═══ COLLECTED MATERIAL

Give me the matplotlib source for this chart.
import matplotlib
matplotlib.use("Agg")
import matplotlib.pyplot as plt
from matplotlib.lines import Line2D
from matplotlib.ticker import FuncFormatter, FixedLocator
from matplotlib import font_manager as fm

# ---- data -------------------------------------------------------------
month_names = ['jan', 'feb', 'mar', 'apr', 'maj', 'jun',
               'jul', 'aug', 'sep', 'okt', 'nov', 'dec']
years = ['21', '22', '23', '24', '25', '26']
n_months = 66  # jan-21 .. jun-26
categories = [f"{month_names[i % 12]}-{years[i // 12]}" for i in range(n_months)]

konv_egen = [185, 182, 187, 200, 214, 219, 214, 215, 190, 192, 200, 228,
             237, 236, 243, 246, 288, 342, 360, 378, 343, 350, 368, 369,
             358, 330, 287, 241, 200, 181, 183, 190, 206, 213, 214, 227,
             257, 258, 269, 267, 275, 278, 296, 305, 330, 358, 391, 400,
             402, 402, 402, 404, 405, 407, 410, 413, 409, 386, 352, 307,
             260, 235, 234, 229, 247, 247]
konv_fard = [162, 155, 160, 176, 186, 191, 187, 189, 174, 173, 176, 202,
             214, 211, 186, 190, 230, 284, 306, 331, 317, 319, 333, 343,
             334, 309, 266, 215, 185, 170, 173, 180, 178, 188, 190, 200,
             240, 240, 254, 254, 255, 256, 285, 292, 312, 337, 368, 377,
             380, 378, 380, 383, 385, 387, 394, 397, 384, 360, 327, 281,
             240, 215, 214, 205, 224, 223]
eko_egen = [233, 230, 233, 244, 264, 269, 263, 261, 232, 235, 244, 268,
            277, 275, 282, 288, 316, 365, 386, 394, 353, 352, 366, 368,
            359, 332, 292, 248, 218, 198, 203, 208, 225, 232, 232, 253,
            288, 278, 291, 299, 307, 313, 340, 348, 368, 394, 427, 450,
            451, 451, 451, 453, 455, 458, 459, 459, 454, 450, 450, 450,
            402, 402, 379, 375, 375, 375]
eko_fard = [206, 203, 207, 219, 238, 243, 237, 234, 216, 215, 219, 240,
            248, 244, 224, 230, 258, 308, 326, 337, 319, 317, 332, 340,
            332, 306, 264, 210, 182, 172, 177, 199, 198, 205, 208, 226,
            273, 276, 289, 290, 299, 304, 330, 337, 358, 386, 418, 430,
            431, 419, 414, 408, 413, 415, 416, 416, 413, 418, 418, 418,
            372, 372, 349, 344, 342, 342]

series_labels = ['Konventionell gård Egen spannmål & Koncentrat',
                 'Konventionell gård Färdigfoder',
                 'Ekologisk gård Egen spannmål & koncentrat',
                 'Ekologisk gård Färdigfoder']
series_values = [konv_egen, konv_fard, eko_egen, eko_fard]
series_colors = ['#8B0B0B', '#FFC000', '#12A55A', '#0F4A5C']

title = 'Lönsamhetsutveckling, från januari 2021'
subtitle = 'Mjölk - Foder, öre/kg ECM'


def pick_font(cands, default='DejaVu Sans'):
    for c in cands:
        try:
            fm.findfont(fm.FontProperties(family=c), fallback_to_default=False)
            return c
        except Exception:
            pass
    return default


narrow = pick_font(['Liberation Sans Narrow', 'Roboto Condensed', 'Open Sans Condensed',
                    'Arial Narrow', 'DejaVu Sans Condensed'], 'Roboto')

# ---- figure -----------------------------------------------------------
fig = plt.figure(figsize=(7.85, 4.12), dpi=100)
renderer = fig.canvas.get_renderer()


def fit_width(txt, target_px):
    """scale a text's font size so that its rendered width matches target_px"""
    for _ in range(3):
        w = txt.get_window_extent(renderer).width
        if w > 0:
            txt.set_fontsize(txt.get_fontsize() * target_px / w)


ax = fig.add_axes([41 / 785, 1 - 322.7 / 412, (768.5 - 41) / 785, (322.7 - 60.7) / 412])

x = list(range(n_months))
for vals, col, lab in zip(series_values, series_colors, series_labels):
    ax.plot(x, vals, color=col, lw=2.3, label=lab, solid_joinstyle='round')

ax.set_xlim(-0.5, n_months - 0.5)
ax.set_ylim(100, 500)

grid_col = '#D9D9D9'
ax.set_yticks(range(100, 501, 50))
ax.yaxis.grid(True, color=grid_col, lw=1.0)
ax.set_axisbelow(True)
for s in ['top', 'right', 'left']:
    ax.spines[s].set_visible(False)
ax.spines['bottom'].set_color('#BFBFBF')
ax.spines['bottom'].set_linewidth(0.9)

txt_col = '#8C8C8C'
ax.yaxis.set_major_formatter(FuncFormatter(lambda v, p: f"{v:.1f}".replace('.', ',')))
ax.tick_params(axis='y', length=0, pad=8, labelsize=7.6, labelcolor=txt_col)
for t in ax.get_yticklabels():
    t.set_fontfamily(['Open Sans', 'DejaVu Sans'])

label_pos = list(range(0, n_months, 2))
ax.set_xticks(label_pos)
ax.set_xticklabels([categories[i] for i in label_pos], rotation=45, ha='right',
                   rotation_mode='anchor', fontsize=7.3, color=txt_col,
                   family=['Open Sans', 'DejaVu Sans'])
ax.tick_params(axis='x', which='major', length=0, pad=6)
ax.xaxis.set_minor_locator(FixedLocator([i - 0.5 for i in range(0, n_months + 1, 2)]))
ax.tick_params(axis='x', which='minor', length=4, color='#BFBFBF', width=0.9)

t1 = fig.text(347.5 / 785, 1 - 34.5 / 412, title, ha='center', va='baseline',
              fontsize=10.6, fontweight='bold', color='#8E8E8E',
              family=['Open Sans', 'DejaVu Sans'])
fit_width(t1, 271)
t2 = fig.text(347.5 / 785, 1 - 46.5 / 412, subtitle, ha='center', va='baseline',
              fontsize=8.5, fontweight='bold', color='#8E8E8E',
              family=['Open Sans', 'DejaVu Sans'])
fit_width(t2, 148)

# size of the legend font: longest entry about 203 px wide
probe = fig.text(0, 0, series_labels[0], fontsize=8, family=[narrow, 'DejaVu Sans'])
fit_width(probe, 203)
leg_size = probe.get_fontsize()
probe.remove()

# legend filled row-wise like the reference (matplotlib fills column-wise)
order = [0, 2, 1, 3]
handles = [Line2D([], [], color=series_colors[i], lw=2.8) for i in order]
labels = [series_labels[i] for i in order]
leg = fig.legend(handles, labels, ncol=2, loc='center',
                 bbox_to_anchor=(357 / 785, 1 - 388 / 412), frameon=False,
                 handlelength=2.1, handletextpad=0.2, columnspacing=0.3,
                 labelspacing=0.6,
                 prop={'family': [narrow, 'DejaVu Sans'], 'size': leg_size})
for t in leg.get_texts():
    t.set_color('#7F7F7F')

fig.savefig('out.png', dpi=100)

══════

▶ **DESCRIPTION OF THE TASK**:
Using the data above, restate word for word the lines from its opening line through the line that contains "i in range(n_months)]", and no more.

▶ **TASK RESPONSE**:
Give me the matplotlib source for this chart.
import matplotlib
matplotlib.use("Agg")
import matplotlib.pyplot as plt
from matplotlib.lines import Line2D
from matplotlib.ticker import FuncFormatter, FixedLocator
from matplotlib import font_manager as fm

# ---- data -------------------------------------------------------------
month_names = ['jan', 'feb', 'mar', 'apr', 'maj', 'jun',
               'jul', 'aug', 'sep', 'okt', 'nov', 'dec']
years = ['21', '22', '23', '24', '25', '26']
n_months = 66  # jan-21 .. jun-26
categories = [f"{month_names[i % 12]}-{years[i // 12]}" for i in range(n_months)]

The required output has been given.